AI Strategy & Operations
Human-in-the-Loop Design: When (and When Not) to Let AI Act Without Approval
Summary.
Requiring human approval on every AI decision is safe but slow. Removing it everywhere is fast but risky. The right threshold sits in between, and it's not fixed.

Key Takeaways

Overview

Every team deploying an AI agent into a real workflow eventually has to answer a deceptively simple question: does this action require a human to approve it first, or can the agent just do it? Get this wrong in one direction and the system is too slow and expensive to be worth the investment, since a human is reviewing everything anyway. Get it wrong in the other direction and the system is fast but occasionally does real, sometimes expensive, damage before anyone notices.

The Cost of Getting This Wrong in Both Directions

Requiring approval on every single agent action feels like the conservative, safe choice, and in the earliest stage of a deployment it usually is. But left in place too long, it quietly caps the value of the entire system. If a human has to review every output, the agent hasn't actually removed the bottleneck, it's just changed the shape of the work a human does, from performing the task to checking someone else's version of it. Many organizations run pilots this way indefinitely, mistaking the appearance of automation for the substance of it.

Removing approval everywhere, meanwhile, is how automation projects end up in postmortems. A single confidently-wrong decision executed automatically, an email sent to the wrong recipient, a refund issued incorrectly, a record updated with bad data, can do more reputational and financial damage than the entire pilot period was meant to save in labor cost.

A Framework for Setting the Approval Threshold

The right threshold isn't a fixed policy, it's a function of two variables for any given action: the cost of an error if the agent gets it wrong, and the model's demonstrated reliability on that specific type of decision, measured against real historical outcomes, not synthetic test sets.

Actions with low error cost and high demonstrated reliability are strong candidates for full autonomy: routing an internal ticket to the wrong-but-adjacent team is a minor, easily-corrected inconvenience, not a real risk.
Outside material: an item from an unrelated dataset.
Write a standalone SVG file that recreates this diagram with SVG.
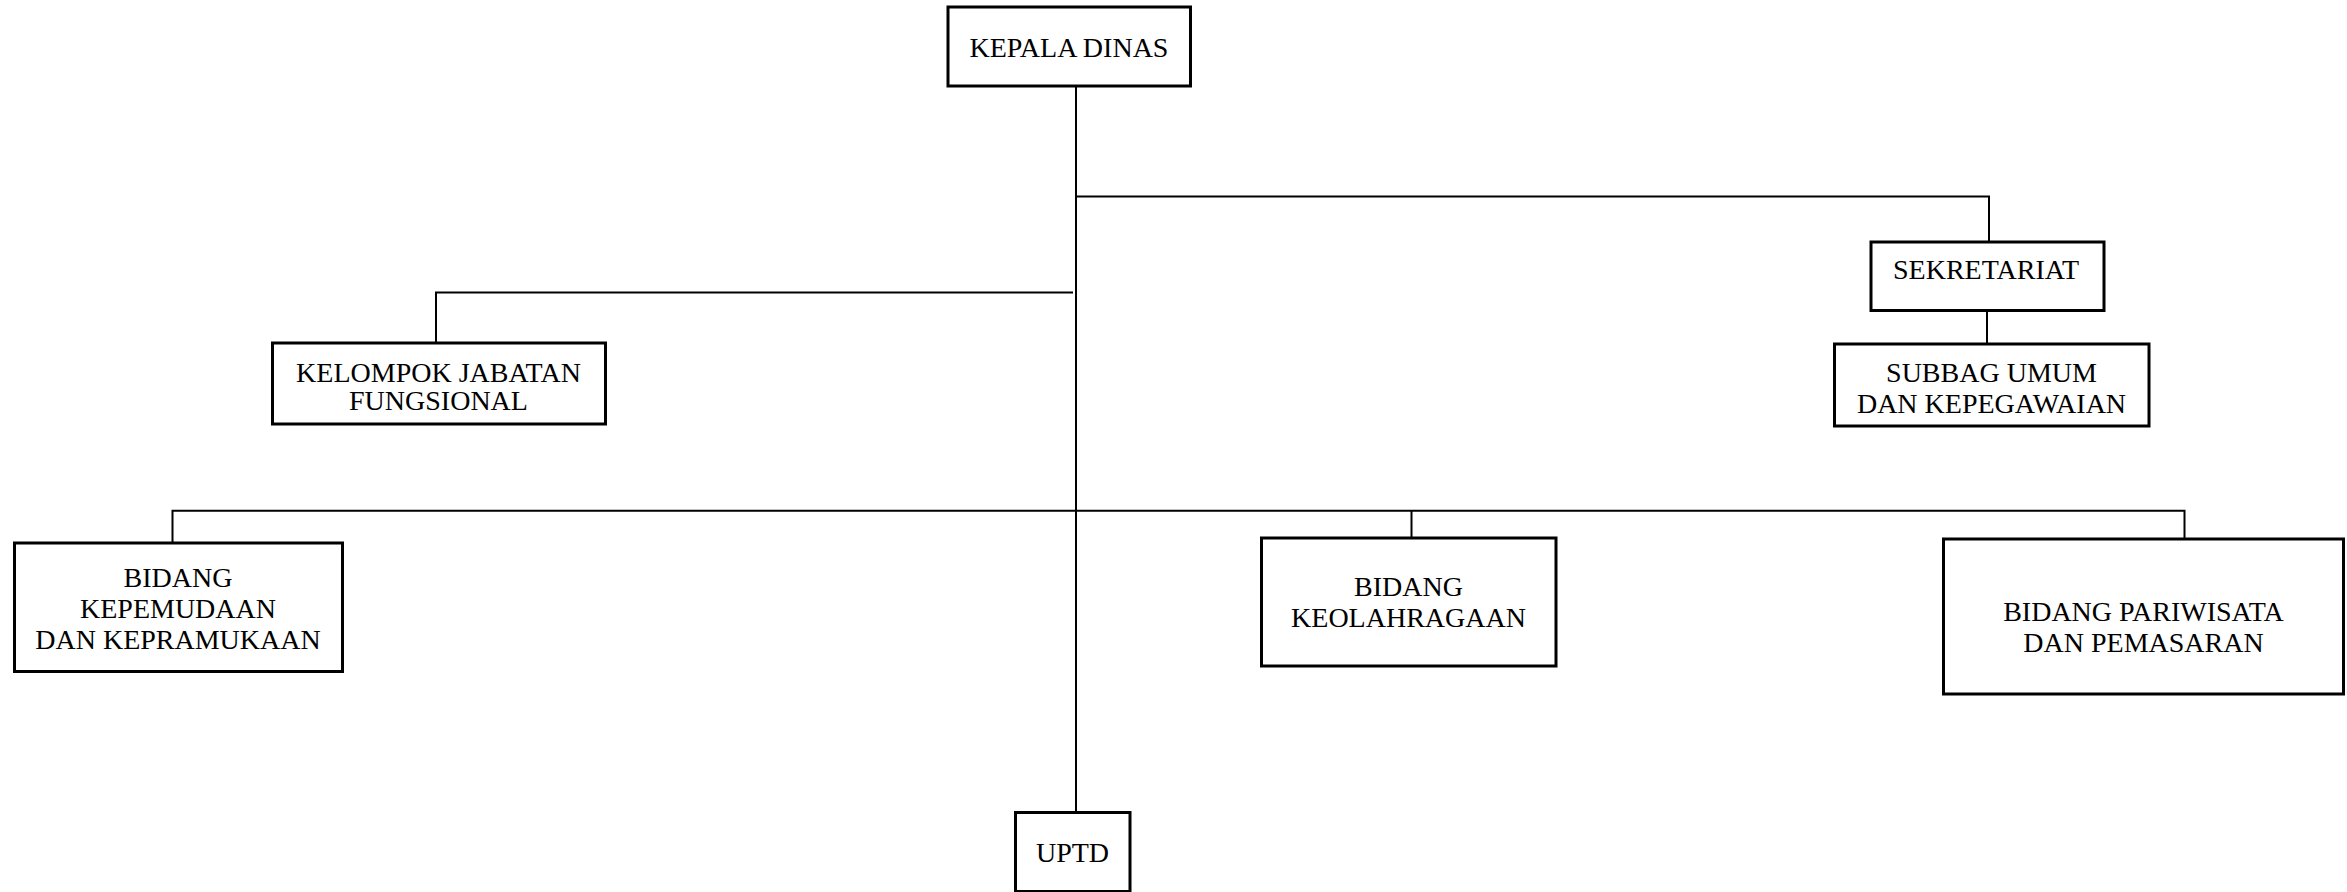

Actions with high error cost, regardless of reliability, generally deserve a human checkpoint at least until the system has a long track record, because rare failures on expensive actions are exactly the failures organizations remember for years. Actions with low reliability, regardless of error cost, simply aren't ready for autonomy yet, and no amount of process design fixes an underperforming model.

The mistake we see most often is applying a single blanket policy, either full review or full autonomy, across an entire agent's action space, rather than setting the threshold action by action based on this cost-and-reliability logic.

Designing the Escalation Path

Even well-calibrated autonomous actions need a clear, fast path for the cases that fall outside the model's confidence range. This means defining, in advance, what "outside confidence range" actually means numerically for each action type, not leaving it to informal judgment after something has already gone wrong. It also means making sure the human on the other end of an escalation has enough context to act quickly, since a slow, under-informed escalation path defeats much of the speed advantage the automation was built to create in the first place.

Why This Matters

Human-in-the-loop design is often treated as a temporary training-wheels phase to be removed as soon as possible. It's better understood as a permanent, deliberately-tuned dial, one that should move toward more autonomy as reliability is proven on low-stakes actions, and stay conservative on the handful of actions where a mistake would actually hurt. Getting this calibration right, action by action, is what separates AI deployments that scale safely from the ones that eventually make headlines for the wrong reason.